Should You Trauma Dump on Your Lawyer?
Apr 13, 2026 Legal Theory and PhilosophyClients often worry about saying too much. They wonder whether they are wasting time, oversharing, or bringing up details that do not legally matter. But in complex cases, even information that seems chaotic or irrelevant at first can lead to powerful strategy.
In this blog you will learn:
• Why client communication must be managed but not suppressed
• How seemingly useless details can become breakthrough strategy
• Why trial preparation requires generating many ideas to find one great one
Lawyers must manage time and resources carefully. Client control is important. Legal work is structured, and not every emotional detail fits neatly into courtroom rules of evidence. But within the stress, frustration, and flood of information clients often bring, there are occasionally golden nuggets.
A client may share one hundred details that do not directly advance the case. Yet the one hundred and first comment might expose a new angle, reveal a motive, clarify a timeline, or suggest a defense that had not previously been considered. That single insight can reshape strategy entirely.
This process is less mechanical than people assume. It is more like cultivation.
In farming, not every seed survives. Some rot. Some are removed to strengthen the crop. But without planting broadly and taking risks, there is no harvest. Legal strategy works similarly. Lawyers and clients generate ideas constantly. Many of them are flawed. Some will be discarded. But occasionally, one will take root and produce something strong.
Even bad ideas serve a purpose. When tested and rejected, they refine thinking. They fertilize better ideas. They expose weaknesses before the opposition can. In that sense, creative exploration is not wasted effort. It is necessary groundwork.
Of course, discipline still matters. Lawyers must distinguish between emotionally satisfying narratives and legally relevant facts. They must trim what cannot be used and focus on what advances the defense. But shutting down client input entirely can mean missing the one detail that unlocks the case.
Effective representation is collaborative. Clients are part of the team. Their experiences, memories, and instincts matter.
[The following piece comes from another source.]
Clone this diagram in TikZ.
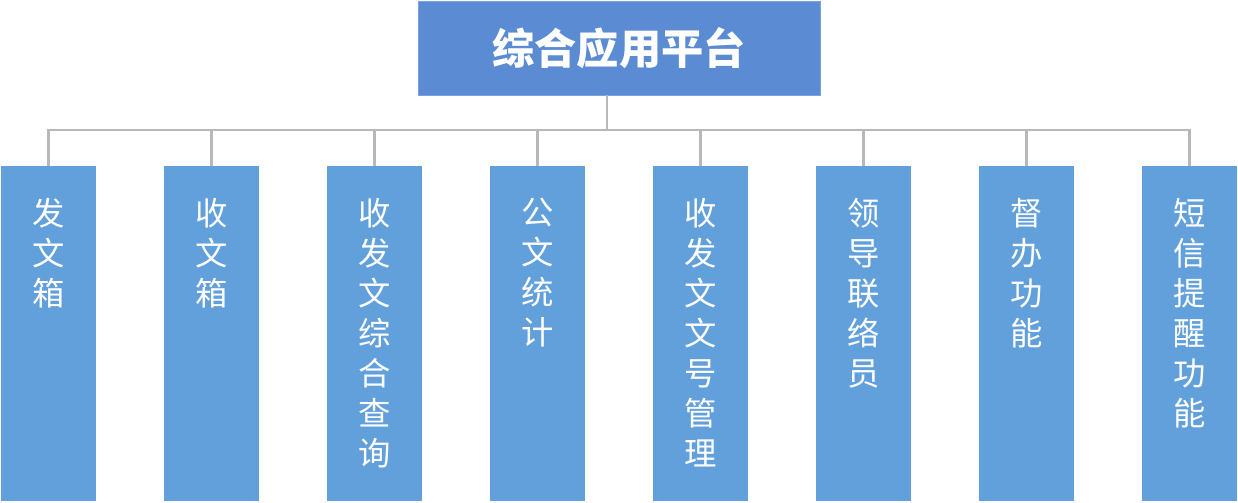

Even when most of what they share does not directly translate into evidence, the act of exploring those details can surface something decisive.
In trial work, one well timed insight can change the trajectory of a case. And sometimes that insight emerges from a conversation that initially seemed unstructured or excessive.
The key is not to silence ideas. It is to cultivate them carefully, discard what does not serve the case, and recognize when something small grows into something powerful.